The BBC has acknowledged that an article stating that a High Court ruling on puberty-blocking drugs could cause gender-confused young people to commit suicide was one-sided and endangered vulnerable people.

In December, senior judges ruled to protect children from experimental sex-swap drugs. But when the NHS’s Gender Identity Development Service decided to appeal, the BBC responded by publishing a controversial article by their LGBT correspondent which ignored advice on media reporting of suicide.

Following a complaint, the BBC now accepts Ben Hunte’s article – ‘Puberty blockers: Parents’ warning as ruling challenged’ – was not impartial because it failed to report the views of those against the use of such experimental drugs. They also admit that it gave undue attention to suicide and that this risked encouraging vulnerable people to contemplate taking their own lives.


Citing guidelines on impartiality, which state that news reports should give “due weight” to opposing views, the BBC admitted “the article should have done more to reflect the arguments of those who have legitimate reservations about the use of puberty blockers”.

In relation to suicide, the BBC conceded it had not heeded media advice “warning that factual reporting of suicide has ‘the potential to make such actions appear feasible and even reasonable to the vulnerable’”.

The broadcaster’s complaints unit concluded that the “repeated references to suicide went beyond what was editorially justified in the context”.

Questionable claims

In the original article – which was later edited to remove the suggestion of causation – Hunte reported speculation that the court ruling could lead to self harm and suicide among teenagers.

He quoted GP Dr Adrian Harrop, an LGBT activist with no specialist knowledge in gender dysphoria but who claimed there was “a very real risk” of more suicides.

Hunte also gave credence to similar views from Helen Webberley, who was suspended by the General Medical Council for running an unlicensed transgender clinic for children.
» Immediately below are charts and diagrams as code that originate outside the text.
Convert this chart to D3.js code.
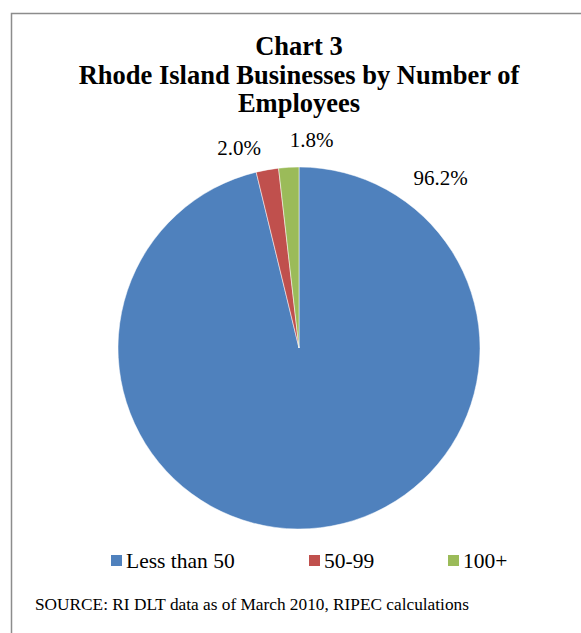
<!DOCTYPE html>
<html>
<head>
<meta charset="utf-8">
<script src="https://cdn.jsdelivr.net/npm/d3@7"></script>
<style>
  body { margin: 0; background: #fff; }
  svg { display: block; font-family: "Liberation Serif", "Times New Roman", serif; }
</style>
</head>
<body>
<svg id="chart" width="581" height="633"></svg>
<script>
// chart data
const categories = ['Less than 50', '50-99', '100+'];
const shares = [96.2, 2.0, 1.8];
const labels = ['96.2%', '2.0%', '1.8%'];
const colors = ['#4F81BD', '#C0504D', '#9BBB59'];
const titleLines = ['Chart 3', 'Rhode Island Businesses by Number of', 'Employees'];
const sourceText = 'SOURCE: RI DLT data as of March 2010, RIPEC calculations';

const svg = d3.select('#chart');

// frame (only top and left edges show in the shot)
svg.append('path')
  .attr('d', 'M11.5,633 L11.5,13.5 L581,13.5')
  .attr('fill', 'none')
  .attr('stroke', '#8c8c8c')
  .attr('stroke-width', 1.5);

// title
svg.append('text')
  .attr('x', 299)
  .attr('y', 55)
  .attr('text-anchor', 'middle')
  .attr('font-weight', 'bold')
  .attr('font-size', 26.5)
  .selectAll('tspan')
  .data(titleLines)
  .join('tspan')
  .attr('x', 299)
  .attr('dy', (d, i) => i === 0 ? 0 : 28.5)
  .text(d => d);

// pie
const cx = 299, cy = 348, r = 181;
const pie = d3.pie().sort(null).value(d => d);
const arc = d3.arc().innerRadius(0).outerRadius(r);
const arcs = pie(shares);

const g = svg.append('g').attr('transform', `translate(${cx},${cy})`);
g.selectAll('path')
  .data(arcs)
  .join('path')
  .attr('d', arc)
  .attr('fill', (d, i) => colors[i])
  .attr('stroke', '#fff')
  .attr('stroke-width', 0.5);

// data labels sit outside the slices, nudged like Excel does
const labelPos = [[141.5, -163], [-60, -193], [12.5, -201.5]];
g.selectAll('text.lbl')
  .data(arcs)
  .join('text')
  .attr('class', 'lbl')
  .attr('font-size', 21)
  .attr('text-anchor', 'middle')
  .attr('x', (d, i) => labelPos[i][0])
  .attr('y', (d, i) => labelPos[i][1])
  .text((d, i) => labels[i]);

// legend
const legendX = [111, 309, 448];
const legend = svg.append('g');
categories.forEach((c, i) => {
  legend.append('rect')
    .attr('x', legendX[i])
    .attr('y', 555)
    .attr('width', 11)
    .attr('height', 11)
    .attr('fill', colors[i]);
  legend.append('text')
    .attr('x', legendX[i] + 15)
    .attr('y', 567.5)
    .attr('font-size', 21.5)
    .text(c);
});

// source note
svg.append('text')
  .attr('x', 35)
  .attr('y', 610)
  .attr('font-size', 17.3)
  .text(sourceText);
</script>
</body>
</html>
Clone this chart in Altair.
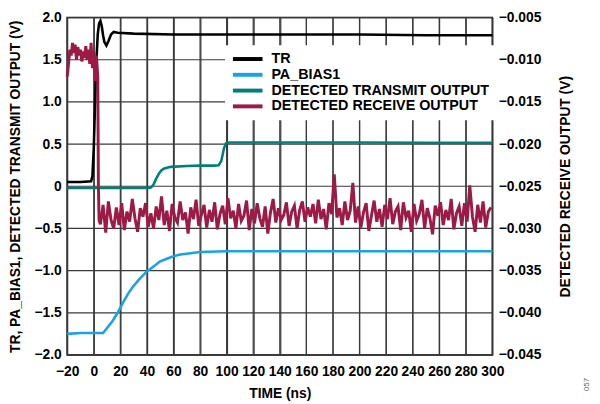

In an open letter to the Corporation, parents’ group Transgender Trend criticised the LGBT correspondent’s article, saying it was “wrong to speculate about the reasons for suicide”.


Samaritans’ advice to the media warns: “Steer clear of presenting suicidal behaviour as an understandable response to a crisis or adversity. This can contribute to unhelpful and risky normalising of suicide as an appropriate response to distress.”

It also clearly states: “Speculation about the ‘trigger’ or cause of a suicide can oversimplify the issue and should be avoided. Suicide is extremely complex and most of the time there is no single event or factor that leads someone to take their own life.”